Load address calculation when using AVX2 gather instructions
Looking at the AVX2 intrinsics documentation there are gathered load instructions such as VPGATHERDD:
__m128i _mm_i32gather_epi32 (int const * base, __m128i index, const int scale);
What isn't clear to me from the documentation is whether the calculated load address is an element address or a byte address, i.e. is the load address for element i:
load_addr = base + index[i] * scale; // (1) element addressing ?
or:
load_addr = (char *)base + index[i] * scale; // (2) byte addressing ?
From the Intel docs it looks like it might be (2), but this doesn't make much sense given that the smallest element size for gathered loads is 32 bits - why would you want to load from misaligned addresses (i.e. use scale < 4) ?
Gather instructions do not have any alignment requirements. So it would be too restrictive not to allow byte addressing.
Other reason is consistency. With SIB addressing we obviously have byte address:
MOV eax, [rcx + rdx * 2]
Since VPGATHERDD is just a vectorized variant of this MOV instruction, we should not expect anything different with VSIB addressing:
VPGATHERDD ymm0, [rcx + ymm2 * 2], ymm3
As for real life use for byte addressing, we could have a 24-bit color image where each pixel is 3-byte aligned. We could load 8 pixels with single VPGATHERDD instruction but only if "scale" field in VSIB is "1" and VPGATHERDD uses byte addressing.

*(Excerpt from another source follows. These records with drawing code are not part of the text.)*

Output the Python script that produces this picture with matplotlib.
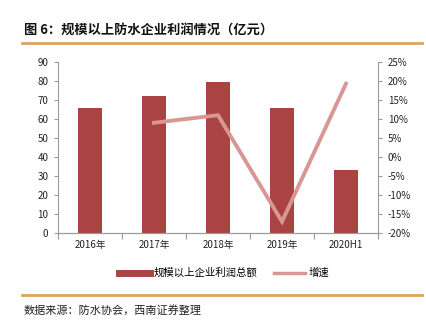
import matplotlib
matplotlib.use("Agg")
import matplotlib.pyplot as plt
from matplotlib.lines import Line2D
from matplotlib.ticker import FuncFormatter, MultipleLocator

plt.rcParams['font.family'] = ['Noto Sans CJK SC', 'DejaVu Sans']

categories = ['2016年', '2017年', '2018年', '2019年', '2020H1']
profit = [66, 72, 79.6, 66, 33]
growth_cats = ['2017年', '2018年', '2019年', '2020H1']
growth = [9.0, 11.0, -17.0, 19.3]

W, H = 427, 327
fig = plt.figure(figsize=(W / 100, H / 100), dpi=100)

bar_color = '#A94442'
line_color = '#D99694'
gold = '#D9A55F'
axis_color = '#9A9A9A'

ax = fig.add_axes([58 / W, 1 - 233 / H, 320 / W, 171 / H])
x = list(range(len(categories)))
ax.bar(x, profit, width=0.39, color=bar_color, zorder=2)
ax.set_xlim(-0.5, len(categories) - 0.5)
ax.set_ylim(0, 90)
ax.yaxis.set_major_locator(MultipleLocator(10))
ax.set_xticks(x)
ax.set_xticklabels(categories)
ax.set_xticks([i + 0.5 for i in range(-1, len(categories))], minor=True)

ax2 = ax.twinx()
gx = [categories.index(c) for c in growth_cats]
ax2.plot(gx, growth, color=line_color, lw=2.8, zorder=3, solid_joinstyle='miter')
ax2.set_ylim(-20, 25)
ax2.yaxis.set_major_locator(MultipleLocator(5))
ax2.yaxis.set_major_formatter(FuncFormatter(lambda v, p: f'{int(round(v))}%'))

for a in (ax, ax2):
    a.spines['top'].set_visible(False)
    a.spines['left'].set_color(axis_color)
    a.spines['right'].set_color(axis_color)
    a.spines['bottom'].set_color(axis_color)
    a.tick_params(axis='both', which='both', labelsize=7, colors='#222222', length=3, width=0.8)
    a.tick_params(axis='both', which='both', color=axis_color)
ax.spines['right'].set_visible(False)
ax2.spines['left'].set_visible(False)
ax.tick_params(axis='x', which='major', length=0, pad=5)
ax.tick_params(axis='x', which='minor', length=4)
ax.tick_params(axis='y', pad=4)
ax2.tick_params(axis='y', pad=4)

handles = [Line2D([0], [0], color=bar_color, lw=5),
           Line2D([0], [0], color=line_color, lw=2.5)]
fig.legend(handles, ['规模以上企业利润总额', '增速'], loc='center',
           bbox_to_anchor=(224 / W, 1 - 273 / H), ncol=2, frameon=False,
           fontsize=7.5, handlelength=3.0, columnspacing=1.6, handletextpad=0.35)

fig.text(24 / W, 1 - 30 / H, '图 6：规模以上防水企业利润情况（亿元）', fontsize=9.5,
         fontweight='bold', va='center', ha='left', color='#111111')
fig.add_artist(Line2D([22 / W, 422 / W], [1 - 42.5 / H, 1 - 42.5 / H], color=gold, lw=2))
fig.add_artist(Line2D([22 / W, 422 / W], [1 - 295 / H, 1 - 295 / H], color=gold, lw=2))
fig.text(24 / W, 1 - 310 / H, '数据来源：防水协会，西南证券整理', fontsize=8,
         style='italic', va='center', ha='left', color='#222222')

fig.savefig('out.png', dpi=100, facecolor='white')
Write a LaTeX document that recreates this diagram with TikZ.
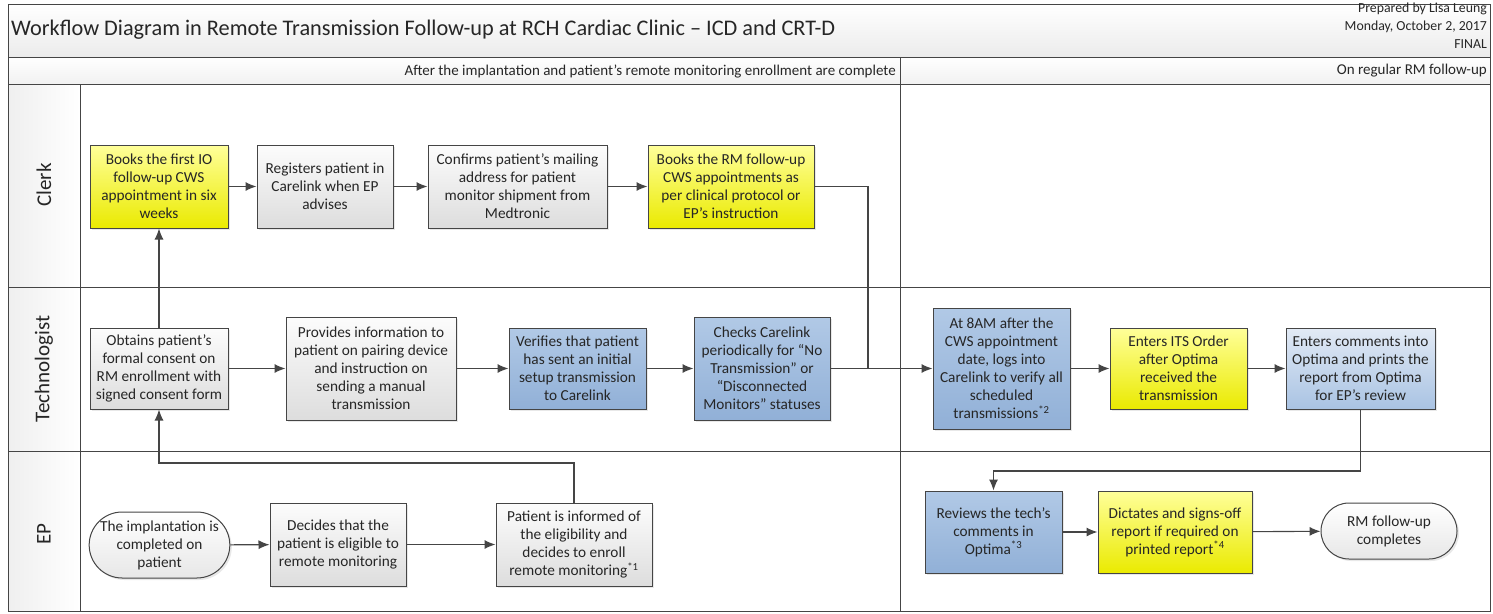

Judging by the description in Intel's AVX programming reference document available here, it looks like the gather instructions use byte addressing. Specifically, see the following quotes from the description of the VPGATHERDD instruction (on page 389):
DISP: optional 1, 2, 4 byte displacement; DATA_ADDR = BASE_ADDR + (SignExtend(VINDEX[i+31:i])*SCALE + DISP;
Since you can use 1/2/4 byte displacements, I would assume that the overall memory address is a byte address. While it may not be a common application, there could be cases where you would want to read a 32- or 64-bit value from a misaligned address. That's one of the more flexible things about the x86 architecture when compared to something like ARM; you have the flexibility to perform misaligned accesses if you want, instead of triggering a CPU exception as some others do.